In the copy, keep every record exact and leave out all images.

** BEGIN SOURCE DATA **

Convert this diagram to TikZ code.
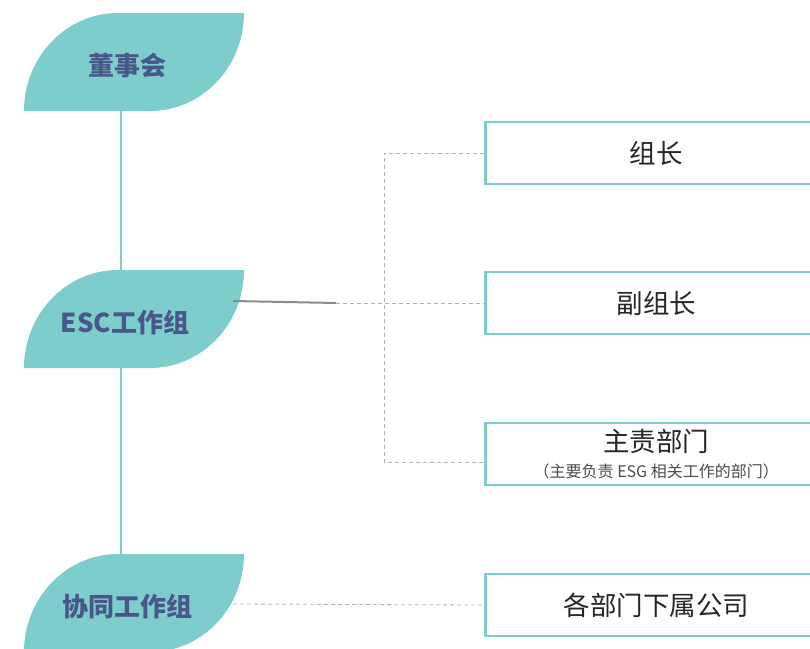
\documentclass[tikz,border=0pt]{standalone}
\usepackage{fontspec}
\newfontfamily\cjk{Noto Sans CJK SC}
\usetikzlibrary{calc}
\definecolor{leafteal}{RGB}{126,205,205}
\definecolor{leaftext}{RGB}{72,88,138}
\definecolor{linkgray}{RGB}{140,140,140}
\begin{document}
\begin{tikzpicture}[x=1pt,y=-1pt,
	leaf/.style={minimum height=98pt,inner sep=0pt,text height=27pt,text depth=0pt,text=leaftext,
		font=\cjk\bfseries\fontsize{26}{26}\selectfont},
	post/.style={draw=leafteal,line width=2.5pt,fill=white,anchor=west,minimum width=342pt,minimum height=62pt,
		text=black!85,font=\cjk\fontsize{26.5}{29}\selectfont},
	dashline/.style={draw=gray!60,line width=0.8pt,dash pattern=on 4pt off 3pt}]
	\useasboundingbox (0,0) rectangle (810,648);
	% leaves
	\foreach \t in {13,270,554}
		\fill[leafteal] (24,\t+98) .. controls (24,\t+44) and (66,\t) .. (118,\t) -- (244,\t)
			.. controls (244,\t+54) and (202,\t+98) .. (150,\t+98) -- cycle;
	\node[leaf] (board) at (127,62) {董事会};
	\node[leaf] (esc) at (125,319) {ESC工作组};
	\node[leaf] (coop) at (127,603) {协同工作组};
	\coordinate (trunk) at (121,0);
	\draw[leafteal,line width=2.5pt] (board.south -| trunk)--(esc.north -| trunk);
	\draw[leafteal,line width=2.5pt] (esc.south -| trunk)--(coop.north -| trunk);
	% boxes
	\node[post] (leader) at (484,153) {组长};
	\node[post] (deputy) at (484,303) {副组长};
	\node[post,align=center] (dept) at (484,454) {主责部门\\[-3pt]{\fontsize{16}{18}\selectfont\color{black!70}（主要负责 ESG 相关工作的部门）}};
	\node[post] (subsid) at (484,605) {各部门下属公司};
	% links
	\coordinate (esc out) at (233,301);
	\coordinate (knee) at (336,303);
	\coordinate (branch) at (384,303);
	\coordinate (coop out) at (233,604);
	\draw[linkgray,line width=2pt] (esc out)--(knee);
	\draw[dashline] (knee)--(deputy.west);
	\draw[dashline] (leader.west) -| (branch) |- ($(dept.west)+(0,8)$);
	\draw[dashline] (coop out)--(subsid.west);
\end{tikzpicture}
\end{document}
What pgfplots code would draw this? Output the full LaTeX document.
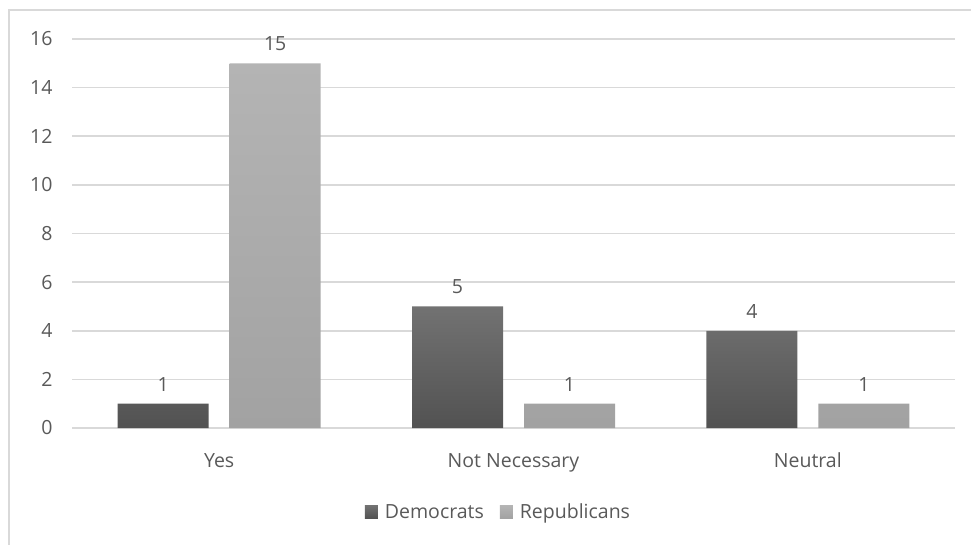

** END SOURCE DATA **

_WRITTEN SOLUTION_:
Convert this diagram to TikZ code.
\documentclass[tikz,border=0pt]{standalone}
\usepackage{fontspec}
\newfontfamily\cjk{Noto Sans CJK SC}
\usetikzlibrary{calc}
\definecolor{leafteal}{RGB}{126,205,205}
\definecolor{leaftext}{RGB}{72,88,138}
\definecolor{linkgray}{RGB}{140,140,140}
\begin{document}
\begin{tikzpicture}[x=1pt,y=-1pt,
	leaf/.style={minimum height=98pt,inner sep=0pt,text height=27pt,text depth=0pt,text=leaftext,
		font=\cjk\bfseries\fontsize{26}{26}\selectfont},
	post/.style={draw=leafteal,line width=2.5pt,fill=white,anchor=west,minimum width=342pt,minimum height=62pt,
		text=black!85,font=\cjk\fontsize{26.5}{29}\selectfont},
	dashline/.style={draw=gray!60,line width=0.8pt,dash pattern=on 4pt off 3pt}]
	\useasboundingbox (0,0) rectangle (810,648);
	% leaves
	\foreach \t in {13,270,554}
		\fill[leafteal] (24,\t+98) .. controls (24,\t+44) and (66,\t) .. (118,\t) -- (244,\t)
			.. controls (244,\t+54) and (202,\t+98) .. (150,\t+98) -- cycle;
	\node[leaf] (board) at (127,62) {董事会};
	\node[leaf] (esc) at (125,319) {ESC工作组};
	\node[leaf] (coop) at (127,603) {协同工作组};
	\coordinate (trunk) at (121,0);
	\draw[leafteal,line width=2.5pt] (board.south -| trunk)--(esc.north -| trunk);
	\draw[leafteal,line width=2.5pt] (esc.south -| trunk)--(coop.north -| trunk);
	% boxes
	\node[post] (leader) at (484,153) {组长};
	\node[post] (deputy) at (484,303) {副组长};
	\node[post,align=center] (dept) at (484,454) {主责部门\\[-3pt]{\fontsize{16}{18}\selectfont\color{black!70}（主要负责 ESG 相关工作的部门）}};
	\node[post] (subsid) at (484,605) {各部门下属公司};
	% links
	\coordinate (esc out) at (233,301);
	\coordinate (knee) at (336,303);
	\coordinate (branch) at (384,303);
	\coordinate (coop out) at (233,604);
	\draw[linkgray,line width=2pt] (esc out)--(knee);
	\draw[dashline] (knee)--(deputy.west);
	\draw[dashline] (leader.west) -| (branch) |- ($(dept.west)+(0,8)$);
	\draw[dashline] (coop out)--(subsid.west);
\end{tikzpicture}
\end{document}
What pgfplots code would draw this? Output the full LaTeX document.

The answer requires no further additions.